● TASK DIRECTIONS
Please print exactly the lines below, from the start of the material up to and including the line with "const insetXTicks = [0.9, 1.0];", but none of the pictures.
——
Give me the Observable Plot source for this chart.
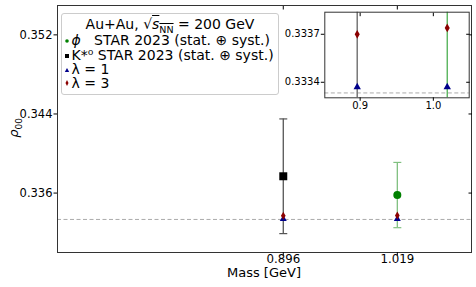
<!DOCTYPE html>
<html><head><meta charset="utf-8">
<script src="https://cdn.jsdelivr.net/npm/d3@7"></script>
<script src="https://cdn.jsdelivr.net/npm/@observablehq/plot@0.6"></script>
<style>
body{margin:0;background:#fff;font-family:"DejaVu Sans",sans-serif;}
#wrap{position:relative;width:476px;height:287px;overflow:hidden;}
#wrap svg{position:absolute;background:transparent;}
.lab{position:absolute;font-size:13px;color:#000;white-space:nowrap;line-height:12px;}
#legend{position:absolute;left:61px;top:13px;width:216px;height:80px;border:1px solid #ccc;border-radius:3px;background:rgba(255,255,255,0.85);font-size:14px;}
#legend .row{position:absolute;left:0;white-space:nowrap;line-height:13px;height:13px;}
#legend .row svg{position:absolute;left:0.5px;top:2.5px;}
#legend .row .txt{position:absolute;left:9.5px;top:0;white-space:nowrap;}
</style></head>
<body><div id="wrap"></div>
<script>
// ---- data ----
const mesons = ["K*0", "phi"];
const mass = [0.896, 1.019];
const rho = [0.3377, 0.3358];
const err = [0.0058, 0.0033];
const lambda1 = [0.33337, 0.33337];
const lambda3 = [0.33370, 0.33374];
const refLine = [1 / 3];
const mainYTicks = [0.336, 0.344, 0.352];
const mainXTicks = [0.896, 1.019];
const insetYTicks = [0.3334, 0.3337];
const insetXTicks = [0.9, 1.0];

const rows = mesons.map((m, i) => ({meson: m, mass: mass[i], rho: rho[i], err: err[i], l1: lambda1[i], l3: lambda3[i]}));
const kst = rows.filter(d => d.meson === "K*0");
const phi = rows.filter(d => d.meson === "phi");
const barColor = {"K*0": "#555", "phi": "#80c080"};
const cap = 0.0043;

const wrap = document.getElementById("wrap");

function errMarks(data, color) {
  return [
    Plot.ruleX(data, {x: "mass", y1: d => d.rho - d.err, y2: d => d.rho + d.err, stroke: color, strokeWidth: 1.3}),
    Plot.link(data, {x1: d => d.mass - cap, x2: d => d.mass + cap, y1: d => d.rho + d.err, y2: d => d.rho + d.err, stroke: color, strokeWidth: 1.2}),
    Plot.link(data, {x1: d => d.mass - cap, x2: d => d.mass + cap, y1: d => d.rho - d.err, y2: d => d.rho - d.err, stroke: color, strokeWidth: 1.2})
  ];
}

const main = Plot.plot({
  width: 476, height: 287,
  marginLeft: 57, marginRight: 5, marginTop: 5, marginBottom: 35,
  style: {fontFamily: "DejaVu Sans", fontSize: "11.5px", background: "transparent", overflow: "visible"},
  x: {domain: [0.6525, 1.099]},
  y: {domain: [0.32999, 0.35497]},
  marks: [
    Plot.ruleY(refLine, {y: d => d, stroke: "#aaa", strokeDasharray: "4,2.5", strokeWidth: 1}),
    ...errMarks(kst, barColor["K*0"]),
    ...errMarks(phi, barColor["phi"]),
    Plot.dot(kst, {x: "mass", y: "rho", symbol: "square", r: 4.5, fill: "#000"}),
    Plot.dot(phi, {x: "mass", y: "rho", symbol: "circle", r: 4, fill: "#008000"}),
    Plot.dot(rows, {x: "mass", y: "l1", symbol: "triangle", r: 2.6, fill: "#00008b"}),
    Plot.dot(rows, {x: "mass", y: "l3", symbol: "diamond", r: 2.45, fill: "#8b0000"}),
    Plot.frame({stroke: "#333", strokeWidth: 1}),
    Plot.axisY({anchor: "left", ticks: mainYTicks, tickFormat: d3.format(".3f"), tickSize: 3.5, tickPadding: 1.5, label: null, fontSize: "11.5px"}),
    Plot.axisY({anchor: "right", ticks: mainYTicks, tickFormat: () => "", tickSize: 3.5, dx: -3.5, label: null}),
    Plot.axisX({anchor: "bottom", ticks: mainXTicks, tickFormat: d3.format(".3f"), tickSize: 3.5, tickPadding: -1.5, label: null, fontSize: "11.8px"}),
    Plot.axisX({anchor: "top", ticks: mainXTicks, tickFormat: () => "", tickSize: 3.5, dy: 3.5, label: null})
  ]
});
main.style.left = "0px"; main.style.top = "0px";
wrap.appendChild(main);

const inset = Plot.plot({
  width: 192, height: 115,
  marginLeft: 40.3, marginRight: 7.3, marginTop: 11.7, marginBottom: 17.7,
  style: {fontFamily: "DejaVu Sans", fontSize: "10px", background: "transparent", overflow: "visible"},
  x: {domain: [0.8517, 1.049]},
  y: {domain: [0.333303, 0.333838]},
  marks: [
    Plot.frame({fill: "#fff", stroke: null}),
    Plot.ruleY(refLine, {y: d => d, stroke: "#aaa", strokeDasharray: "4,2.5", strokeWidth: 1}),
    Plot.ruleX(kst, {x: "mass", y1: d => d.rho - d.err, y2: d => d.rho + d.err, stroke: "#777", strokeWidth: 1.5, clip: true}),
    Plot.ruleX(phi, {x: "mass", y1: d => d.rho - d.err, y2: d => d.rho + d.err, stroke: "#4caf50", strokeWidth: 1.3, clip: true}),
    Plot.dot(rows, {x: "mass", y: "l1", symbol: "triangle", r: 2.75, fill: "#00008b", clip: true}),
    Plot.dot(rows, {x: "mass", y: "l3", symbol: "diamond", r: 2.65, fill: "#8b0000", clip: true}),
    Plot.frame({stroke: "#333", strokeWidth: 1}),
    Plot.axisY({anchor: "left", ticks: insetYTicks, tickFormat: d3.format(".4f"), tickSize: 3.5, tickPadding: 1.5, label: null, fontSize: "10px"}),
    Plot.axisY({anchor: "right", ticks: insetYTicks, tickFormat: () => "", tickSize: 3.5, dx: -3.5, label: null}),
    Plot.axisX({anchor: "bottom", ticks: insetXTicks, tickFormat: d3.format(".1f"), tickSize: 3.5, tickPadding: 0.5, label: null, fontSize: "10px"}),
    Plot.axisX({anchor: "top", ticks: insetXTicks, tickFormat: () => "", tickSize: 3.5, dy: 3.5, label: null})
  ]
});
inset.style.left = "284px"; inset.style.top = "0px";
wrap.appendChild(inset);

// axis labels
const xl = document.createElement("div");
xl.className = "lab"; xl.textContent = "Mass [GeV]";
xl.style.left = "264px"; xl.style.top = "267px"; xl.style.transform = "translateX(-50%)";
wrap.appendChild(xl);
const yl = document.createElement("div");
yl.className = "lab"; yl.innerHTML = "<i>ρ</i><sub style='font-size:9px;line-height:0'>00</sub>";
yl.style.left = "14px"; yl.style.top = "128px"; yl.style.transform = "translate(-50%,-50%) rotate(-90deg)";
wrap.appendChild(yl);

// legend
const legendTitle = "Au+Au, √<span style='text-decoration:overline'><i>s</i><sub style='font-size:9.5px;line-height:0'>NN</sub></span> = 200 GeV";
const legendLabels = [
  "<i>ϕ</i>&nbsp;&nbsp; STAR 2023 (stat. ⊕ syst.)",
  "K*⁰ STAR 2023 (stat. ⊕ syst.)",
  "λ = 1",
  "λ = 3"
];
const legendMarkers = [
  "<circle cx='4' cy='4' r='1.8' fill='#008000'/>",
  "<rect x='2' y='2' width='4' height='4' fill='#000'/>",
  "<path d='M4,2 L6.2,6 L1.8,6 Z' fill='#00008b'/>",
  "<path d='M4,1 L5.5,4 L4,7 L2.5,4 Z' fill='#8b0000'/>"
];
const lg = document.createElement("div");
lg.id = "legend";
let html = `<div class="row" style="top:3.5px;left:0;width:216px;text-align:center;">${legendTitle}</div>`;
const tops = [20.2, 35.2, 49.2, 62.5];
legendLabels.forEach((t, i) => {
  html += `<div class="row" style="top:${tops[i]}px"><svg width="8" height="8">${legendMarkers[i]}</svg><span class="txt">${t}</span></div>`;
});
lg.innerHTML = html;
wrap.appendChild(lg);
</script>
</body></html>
——
● RESPONSE TO THIS EXERCISE
Give me the Observable Plot source for this chart.
<!DOCTYPE html>
<html><head><meta charset="utf-8">
<script src="https://cdn.jsdelivr.net/npm/d3@7"></script>
<script src="https://cdn.jsdelivr.net/npm/@observablehq/plot@0.6"></script>
<style>
body{margin:0;background:#fff;font-family:"DejaVu Sans",sans-serif;}
#wrap{position:relative;width:476px;height:287px;overflow:hidden;}
#wrap svg{position:absolute;background:transparent;}
.lab{position:absolute;font-size:13px;color:#000;white-space:nowrap;line-height:12px;}
#legend{position:absolute;left:61px;top:13px;width:216px;height:80px;border:1px solid #ccc;border-radius:3px;background:rgba(255,255,255,0.85);font-size:14px;}
#legend .row{position:absolute;left:0;white-space:nowrap;line-height:13px;height:13px;}
#legend .row svg{position:absolute;left:0.5px;top:2.5px;}
#legend .row .txt{position:absolute;left:9.5px;top:0;white-space:nowrap;}
</style></head>
<body><div id="wrap"></div>
<script>
// ---- data ----
const mesons = ["K*0", "phi"];
const mass = [0.896, 1.019];
const rho = [0.3377, 0.3358];
const err = [0.0058, 0.0033];
const lambda1 = [0.33337, 0.33337];
const lambda3 = [0.33370, 0.33374];
const refLine = [1 / 3];
const mainYTicks = [0.336, 0.344, 0.352];
const mainXTicks = [0.896, 1.019];
const insetYTicks = [0.3334, 0.3337];
const insetXTicks = [0.9, 1.0];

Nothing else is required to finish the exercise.